Christopher Brett Baileyanother recording artist also deals with genre explicitly in his discussion of punk, post-punk and eventually noise: we titled his interview Forever at this Volume’ precisely for how the volume of the sound and the volume of the writing interlace in his work, with sonic and musical space mirroring mental space and physical space. Punk is an explicit interest in Krista Bonello Rutter Giappone’s book exploring the UK alternative comedy scene vis à vis its punk scene. Of course what we have here is a politics; but we also have a working method – the heralded spirit of DIY – which is returned to in the key of comedy also in Olly Double’s Salon conversation with Josie Long.

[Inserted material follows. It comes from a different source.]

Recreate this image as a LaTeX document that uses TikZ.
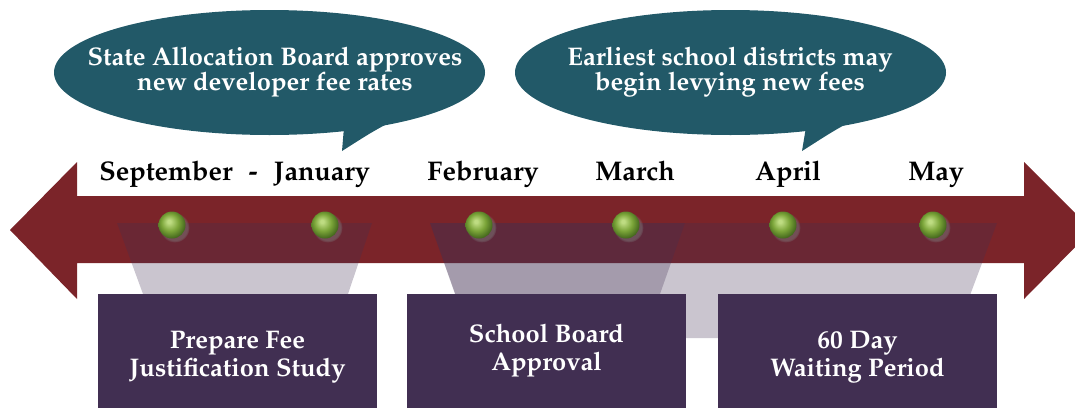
\documentclass[tikz,border=0pt]{standalone}
\usepackage[T1]{fontenc}
\usepackage{mathpazo}
\usetikzlibrary{shapes.geometric,shadows}
\definecolor{shaftred}{RGB}{123,36,41}
\definecolor{bubbleteal}{RGB}{34,89,104}
\definecolor{boxpurple}{RGB}{65,47,82}
\definecolor{pealight}{RGB}{190,220,130}
\definecolor{peamid}{RGB}{122,164,56}
\definecolor{peadark}{RGB}{62,96,26}
\pgfdeclareradialshading{peashade}{\pgfpoint{-6bp}{7bp}}{color(0bp)=(pealight); color(3bp)=(pealight); color(16bp)=(peamid); color(29bp)=(peadark); color(50bp)=(peadark)}
\tikzset{veil/.style={fill=boxpurple,fill opacity=0.28}}
\tikzset{
  stagebox/.style={
    rectangle,
    fill=boxpurple,
    text=white,
    align=center,
    inner sep=0,
    minimum width=279,
    minimum height=126,
    font=\fontsize{25.5}{28}\selectfont\bfseries
  }
}
\tikzset{
  bubble/.style={
    ellipse,
    fill=bubbleteal,
    inner sep=0,
    minimum width=431,
    minimum height=125
  }
}
\tikzset{bubbletext/.style={text=white,align=center,font=\fontsize{25.5}{25.5}\selectfont\bfseries}}
\tikzset{month/.style={anchor=base,font=\fontsize{27}{30}\selectfont\bfseries}}
\tikzset{
  pea/.style={
    circle,
    shading=peashade,
    inner sep=0,
    minimum size=27,
    circular drop shadow={shadow xshift=2.5pt,shadow yshift=-2.5pt,opacity=0.45}
  }
}

\begin{document}
\begin{tikzpicture}[x=1pt,y=-1pt]

\useasboundingbox (0,0) rectangle (1075,407);
\clip (0,0) rectangle (1075,407);

% double arrow
\fill[shaftred] (10,230) -- (77,162) -- (77,196) -- (1024,196) -- (1024,162)
  -- (1092,230) -- (1024,299) -- (1024,263) -- (77,263) -- (77,299) -- cycle;

% shaded spans
\fill[veil] (117,223) -- (372,223) -- (348,294) -- (143,294) -- cycle;
\fill[veil] (430,223) -- (685,223) -- (660,294) -- (455,294) -- cycle;
\fill[veil] (430,223) -- (997,223) -- (954,338) -- (471,338) -- cycle;

\foreach \px [count=\i] in {172,325,479,626,783,933}
  \node[pea] (pea\i) at (\px,225) {};

\node[stagebox] (prep) at (237.5,357) {Prepare Fee\\Justification Study};
\node[stagebox,minimum height=114] (board) at (546.5,351) {School Board\\Approval};
\node[stagebox] (wait) at (857.5,357) {60 Day\\Waiting Period};

% callouts
\node[bubble] (sab) at (269.5,72.5) {};
\fill[bubbleteal] (344,127) -- (342,151) .. controls (358,141) and (374,130) .. (393,121) -- cycle;
\node[bubbletext] (sabtext) at (275,72) {State Allocation Board approves\\new developer fee rates};

\node[bubble] (levy) at (730.5,72.5) {};
\fill[bubbleteal] (806,127) -- (802,151) .. controls (818,141) and (834,130) .. (852,121) -- cycle;
\node[bubbletext] (levytext) at (730,72) {Earliest school districts may\\begin levying new fees};

\node[month] (sep) at (166,180) {September};
\node[month] (dash) at (253,180) {-};
\node[month] (jan) at (322,180) {January};
\node[month] (feb) at (483,180) {February};
\node[month] (mar) at (635,180) {March};
\node[month] (apr) at (788,180) {April};
\node[month] (may) at (936,180) {May};

\end{tikzpicture}
\end{document}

The DIY-comedy-punk triangulation sets a series of fascinating thoughts in motion, as does the fact of thinking together the ideas of DIY, gig theatre, and post-punk – a declared focus of Duška Radosavljević’s work. How genre plays out in these two sets of intentions is worthy of our attention, especially in relation to the political project of the two, sharply delineated by Simon Reynolds in terms of ‘gestures of outrage’ vs. ‘the prosaic labour of maintaining an underground culture’ (Reynolds 2005: 11). One thing is ripping it up, another is starting again. Where does the theatre stand, as an art form and as ‘scene’, in all of this?  

 

In other cases genre is not a question but a method, a sine qua non. This is especially the case for hip hop, which as Kasia Lech argues in her Library is as close as we have to verse on the contemporary stage. A lot of work on verse and hip hop exists in this collection: the textual and poetic possibilities of rap as a form, and the collagistic and imagistic openings of hip hop production are essential to the work of Conrad Murray, Matthew Xia, and the Q Brothers, and provide a backbone to their respective Gallery conversations. AD Carson has submitted a hip hop album as a PhD thesis, and elaborates on this in a Library interview, and Julian Henriques brings forth the idea of rap as antiphony in his conversation with Andrej Mirčev, ‘Dramaturgy as Sonic Warfare’ 

 

Finally, music is sometimes so deeply tied into some artists’ work that genre taxonomies don’t seem to fit. The soundscapes of Sleepwalk Collective and Silvia Mercuriali for instance, fit their theatre so tightly that it’s almost as if the theatre itself were the music, or at least we are in presence of theatre that functions as music in its dramaturgical construction. DJing as method is something discussed by numerous artists in this collection, many of which are DJs, but personally it is Sammy Metcalfe’s notion of DJing I find the most conceptually refreshing for rethinking the stage vs. the club: imagining a performance as a kind of abstract ambient mix – a continuously evolving mix of voices, found sounds and atmospheres – is persuasive as a dramaturgical apparatus. Another point worth mentioning here is the way sound is mixed in Sleepwalk’s performances, which Metcalfe offers a deep reflection on. We might ask, how does one mix a piece of theatre? Where are the highs, the bass, the mids and why might a piece of theatre distort? David Roesner’s work on theatre-music vs. musical theatre is a useful instrument here, and indeed, Roesner’s salon with Nicholas Stemann and Katarina Rost brings to the table some interrogatives regarding music’s dual dramaturgical function on Stemann’s stage (and elsewhere) as both compositional tool and affective register. And it is here, towards the end of the salon, that Neue Deutsche Welle – a personal favourite as far as genres go – rears its head in the track ‘Plexiglas, Plexiglas’, definitely one of the funniest tracks we get to listen to on the entire auralia.space website.

Works Cited 

Reynolds, Simon (2005) Rip it Up and Start Again: Post-Punk 1978-1984, London: Penguin.